Brown will start Fultz at shooting guard opposite Ben Simmons in the opener against the Celtics, as was the case during the exhibition season. There will be times when Fultz is on the ball, but mostly it is still Simmons' show during the first rotation. The drawback of having a shooting guard who cannot make shots from range is that the opposing defense will react accordingly and the spacing that is so vital to the Sixers' style of basketball will disappear. This is Basketball 101.

On that far practice court, the promise and the peril that comes with Markelle Fultz were both on vivid display. He can handle the ball wonderfully and get to wherever he wants on the court. Near the basket, his spins and pivots are blurringly quick, but still smooth, and his array of little hooks, layups, floaters and jumpers is impressive. Then, the second part of the drill takes place. The shots from the perimeter are push shots that begin low and are released with what appears to be more exertion than would seem necessary. In a three-shot succession, Fultz made a corner three-pointer, air-balled another from near the top of the arc, and clanked a third off the side of the front rim. None of the shots looked alike.

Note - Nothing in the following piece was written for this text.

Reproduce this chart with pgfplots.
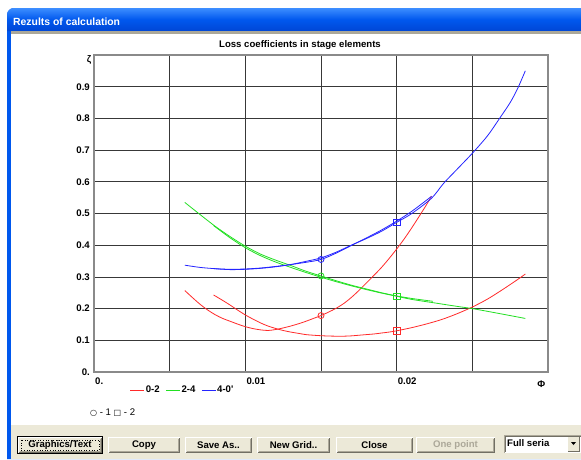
\documentclass[border=0pt]{standalone}
\usepackage{fontspec}
\setmainfont{Liberation Sans}
\newfontfamily\symfont{DejaVu Sans}
\usepackage{pgfplots}
\pgfplotsset{compat=1.18}

\definecolor{xptop}{HTML}{3D8EFF}
\definecolor{xpmid}{HTML}{0058EE}
\definecolor{xpbot}{HTML}{0046D5}
\definecolor{btnface}{HTML}{ECE9D8}
\definecolor{btnshadow}{HTML}{ACA899}
\definecolor{btndark}{HTML}{716F64}
\definecolor{gridline}{HTML}{383838}
\definecolor{framegray}{HTML}{8A8A8A}
\definecolor{lred}{HTML}{FF2A2A}
\definecolor{lgreen}{HTML}{22E022}
\definecolor{lblue}{HTML}{2424FF}

\newcommand{\ui}{\fontsize{9.6}{11}\selectfont}

% push button: left x, right x, caption, caption colour
\newcommand{\btn}[4]{%
  \fill[btnface] (#1,-437) rectangle (#2,-453);
  \draw[white, line width=1pt] (#1+0.5,-452.5) -- (#1+0.5,-437.5) -- (#2-0.5,-437.5);
  \draw[btnshadow, line width=1pt] (#1+1.5,-451.5) -- (#2-1.5,-451.5) -- (#2-1.5,-438.5);
  \draw[btndark, line width=1pt] (#1+0.5,-452.5) -- (#2-0.5,-452.5) -- (#2-0.5,-437.5);
  \node[font=\ui\bfseries, text=#4, inner sep=0pt] at ({(#1+#2)/2},-445) {#3};
}

% loss coefficient series (Phi, zeta)
\pgfplotstableread{
x y
0.0060 0.257
0.0065 0.235
0.0070 0.214
0.0075 0.196
0.0080 0.181
0.0085 0.169
0.0090 0.160
0.0095 0.151
0.0100 0.143
0.0105 0.137
0.0110 0.133
0.0115 0.131
0.0120 0.134
0.0125 0.139
0.0130 0.145
0.0135 0.152
0.0140 0.160
0.0145 0.169
0.0150 0.178
0.0155 0.189
0.0160 0.201
0.0165 0.216
0.0170 0.235
0.0175 0.257
0.0180 0.281
0.0185 0.305
0.0190 0.330
0.0195 0.358
0.0200 0.388
0.0205 0.420
0.0210 0.455
0.0215 0.492
0.0220 0.530
0.0223 0.555
}\redA
\pgfplotstableread{
x y
0.0079 0.243
0.0085 0.226
0.0090 0.211
0.0095 0.195
0.0100 0.180
0.0105 0.167
0.0110 0.155
0.0115 0.145
0.0121 0.136
0.0125 0.131
0.0130 0.126
0.0135 0.122
0.0140 0.118
0.0145 0.116
0.0150 0.1145
0.0155 0.1135
0.0160 0.113
0.0165 0.113
0.0170 0.114
0.0175 0.116
0.0180 0.118
0.0185 0.120
0.0190 0.123
0.0195 0.126
0.0200 0.130
0.0210 0.140
0.0220 0.152
0.0230 0.166
0.0240 0.184
0.0250 0.205
0.0260 0.230
0.0270 0.260
0.0280 0.292
0.0285 0.309
}\redB
\pgfplotstableread{
x y
0.0060 0.535
0.0070 0.497
0.0080 0.460
0.0090 0.427
0.0100 0.397
0.0110 0.372
0.0120 0.353
0.0130 0.336
0.0140 0.318
0.0150 0.303
0.0160 0.288
0.0170 0.274
0.0180 0.262
0.0190 0.250
0.0200 0.240
0.0210 0.232
0.0224 0.223
}\greenA
\pgfplotstableread{
x y
0.0079 0.462
0.0090 0.423
0.0100 0.392
0.0110 0.367
0.0120 0.347
0.0130 0.330
0.0140 0.314
0.0150 0.299
0.0160 0.285
0.0170 0.272
0.0180 0.260
0.0190 0.249
0.0200 0.239
0.0210 0.229
0.0225 0.218
0.0240 0.207
0.0250 0.200
0.0265 0.187
0.0285 0.169
}\greenB
\pgfplotstableread{
x y
0.0060 0.337
0.0070 0.330
0.0080 0.326
0.0090 0.324
0.0100 0.325
0.0110 0.328
0.0120 0.333
0.0130 0.339
0.0140 0.346
0.0150 0.355
0.0160 0.375
0.0170 0.399
0.0180 0.423
0.0190 0.448
0.0200 0.476
0.0210 0.507
0.0223 0.554
}\blueA
\pgfplotstableread{
x y
0.0079 0.326
0.0090 0.323
0.0100 0.324
0.0110 0.327
0.0120 0.332
0.0130 0.339
0.0140 0.349
0.0150 0.360
0.0160 0.378
0.0170 0.400
0.0180 0.421
0.0190 0.444
0.0200 0.472
0.0210 0.500
0.0223 0.548
0.0231 0.595
0.0240 0.640
0.0250 0.690
0.0260 0.745
0.0268 0.800
0.0275 0.850
0.0280 0.895
0.0285 0.950
}\blueB

\begin{document}
\begin{tikzpicture}[x=1pt,y=1pt]
\useasboundingbox (0,0) rectangle (581,-459);
% window frame
\fill[white] (0,0) rectangle (581,-459);
\fill[xpmid] (7,-459) -- (7,-15) arc[start angle=180, end angle=90, radius=7] -- (581,-8) -- (581,-459) -- cycle;
\shade[top color=xptop, bottom color=xpbot, middle color=xpmid]
  (7,-31) -- (7,-15) arc[start angle=180, end angle=90, radius=7] -- (581,-8) -- (581,-31) -- cycle;
\node[font=\fontsize{10.4}{12}\selectfont\bfseries, text=white, anchor=base west, inner sep=0pt] at (13,-25) {Rezults of calculation};
\fill[btnshadow] (11,-31) rectangle (581,-33.5);
\fill[white] (11,-33.5) rectangle (581,-425);
\fill[btnface] (11,-425) rectangle (581,-459);
% buttons
\btn{18}{102}{Graphics/Text}{black}
\draw[black, line width=1pt] (17.5,-436.5) rectangle (102.5,-453.5);
\draw[black, dotted, line width=0.6pt] (21,-440) rectangle (99,-450);
\btn{108}{180}{Copy}{black}
\btn{185}{252}{Save As..}{black}
\btn{257}{330}{New Grid..}{black}
\btn{336}{413}{Close}{black}
\btn{416}{495}{One point}{btnshadow}
% series selector
\fill[white] (504,-435) rectangle (581,-453);
\draw[btnshadow, line width=1pt] (504.5,-452.5) -- (504.5,-435.5) -- (581,-435.5);
\draw[btndark, line width=1pt] (505.5,-451.5) -- (505.5,-436.5) -- (581,-436.5);
\node[font=\ui\bfseries, anchor=west, inner sep=0pt] at (507,-443.5) {Full seria};
\fill[btnface] (568,-437) rectangle (579,-451);
\draw[btndark, line width=0.8pt] (568,-451) -- (579,-451) -- (579,-437);
\fill[black] (571,-442) -- (576,-442) -- (573.5,-445) -- cycle;
% marker key
\node[font=\ui, anchor=west, inner sep=0pt] at (90,-413)
  {{\symfont\fontsize{8}{9}\selectfont ○} - 1 {\symfont\fontsize{8}{9}\selectfont □} - 2};

\begin{axis}[
  at={(94pt,-372pt)}, anchor=south west,
  scale only axis, width=454pt, height=317pt,
  xmin=0, xmax=0.03, ymin=0, ymax=1,
  scaled x ticks=false, scaled y ticks=false,
  xtick={0,0.005,0.01,0.015,0.02,0.025},
  xticklabels={0.,,0.01,,0.02,},
  ytick={0,0.1,0.2,0.3,0.4,0.5,0.6,0.7,0.8,0.9},
  yticklabels={0.,0.1,0.2,0.3,0.4,0.5,0.6,0.7,0.8,0.9},
  grid=major,
  major grid style={gridline, line width=0.8pt},
  axis line style={framegray, line width=1.4pt},
  major tick length=0pt,
  tick label style={font=\ui\bfseries},
  xticklabel style={anchor=north west, inner sep=0pt, yshift=-5.5pt, xshift=1pt},
  yticklabel style={anchor=east, inner sep=0pt, xshift=-4pt},
  title={Loss coefficients in stage elements},
  every axis title shift=0pt,
  title style={at={(axis description cs:0.4537,1.0315)}, anchor=center, font=\ui\bfseries, inner sep=0pt},
  xlabel={Φ}, ylabel={ζ},
  every axis x label/.style={at={(axis description cs:0.985,-0.038)}, anchor=center, font=\ui\bfseries},
  every axis y label/.style={at={(axis description cs:-0.011,0.985)}, anchor=center, font=\ui\bfseries},
  legend style={draw=none, fill=none, at={(axis description cs:0.079,-0.057)}, anchor=west,
    inner sep=0pt, font=\ui\bfseries, nodes={inner sep=1pt},
    /tikz/every even column/.append style={column sep=5pt}},
  legend columns=-1,
  legend image code/.code={\draw[#1] (0pt,0pt) -- (14pt,0pt);},
  every axis plot/.append style={line width=0.8pt},
]
\addlegendimage{lred}\addlegendentry{0-2}
\addlegendimage{lgreen}\addlegendentry{2-4}
\addlegendimage{lblue}\addlegendentry{4-0\textquotesingle}

\addplot[lred, smooth, forget plot] table {\redA};
\addplot[lred, smooth, forget plot] table {\redB};
\addplot[lgreen, smooth, forget plot] table {\greenA};
\addplot[lgreen, smooth, forget plot] table {\greenB};
\addplot[lblue, smooth, forget plot] table {\blueA};
\addplot[lblue, smooth, forget plot] table {\blueB};

% regime points: circle = 1, square = 2
\addplot[lred, only marks, mark=o, mark size=3pt, forget plot] coordinates {(0.015,0.178)};
\addplot[lred, only marks, mark=square, mark size=3.3pt, forget plot] coordinates {(0.02,0.130)};
\addplot[lgreen, only marks, mark=o, mark size=3pt, forget plot] coordinates {(0.015,0.303)};
\addplot[lgreen, only marks, mark=square, mark size=3.3pt, forget plot] coordinates {(0.02,0.239)};
\addplot[lblue, only marks, mark=o, mark size=3pt, forget plot] coordinates {(0.015,0.355)};
\addplot[lblue, only marks, mark=square, mark size=3.3pt, forget plot] coordinates {(0.02,0.472)};
\end{axis}
\end{tikzpicture}
\end{document}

This was one short drill at the end of a full practice. It is out of context from the summer of work that Fultz put in with his shooting coach, and with the hours he has spent with the team since returning. The exhibition games were spotty — he tried five three-pointers in four games and made one — but they were exhibition games. Still, it matters. Fultz is an NBA player and will remain an NBA player, but he won't become the third star the franchise seeks if he can't shoot.

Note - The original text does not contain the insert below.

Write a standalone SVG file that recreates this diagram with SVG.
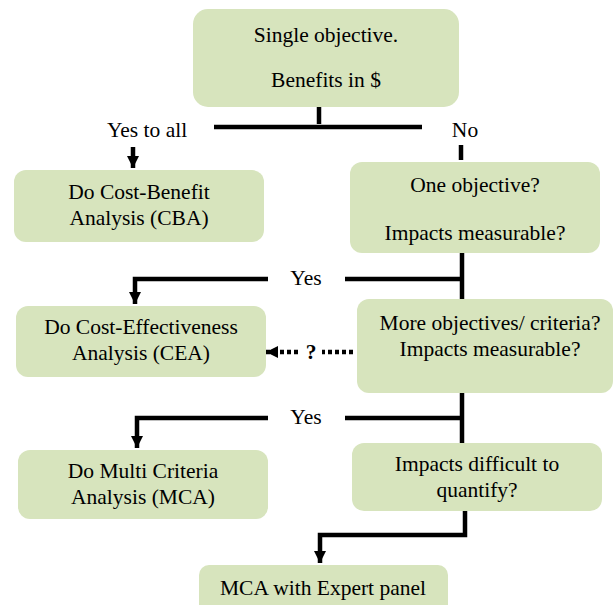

>> READ MORE: Sixers are now preaching patience when it comes to Markelle Fultz's progression

"At this stage of his career, he is best with the ball as a point guard," Brown said, giving his assessment of Fultz as a shooting guard by omission. "I'm able in the second half to play him almost exclusively as a point guard. How do you put him in a position to succeed? As we study the rotations, we're going to persevere for that reason. It comes with a lot of thought. It doesn't make it right."

Fultz will come off the bench in the second half of games, with JJ Redick rejoining the starters (and the spacing also returning to the floor). When Simmons finishes his first rotation, Fultz will be the point guard. After a month, maybe two, we'll know if Brown's attempt to cut the apple in half is a success.

"As a 20-year-old, Markelle Fultz will experience some inevitable ups and downs," Brown said. "I'm going to give this an appropriate amount of time, and everyone's going to have their own notion of what that equals. We're going to judge it. I hope that the immense thought [concerning the rotations] is correct, but time will tell. It's going to come with some questioning, but so be it."

With that "amen" echoing in the air, the 76ers and Brown begin a sixth season together. Three years ago, they began a season that ended with 10 wins. One season ago, the campaign would end with 52 wins. Two of the most elite young players in the league are on their roster. It is possible they have a third.

If you want to know exactly what this season is all about, it is getting the answer to that question. Everything else is just waiting around the station, looking down the road for the bus that will take them where they want to go.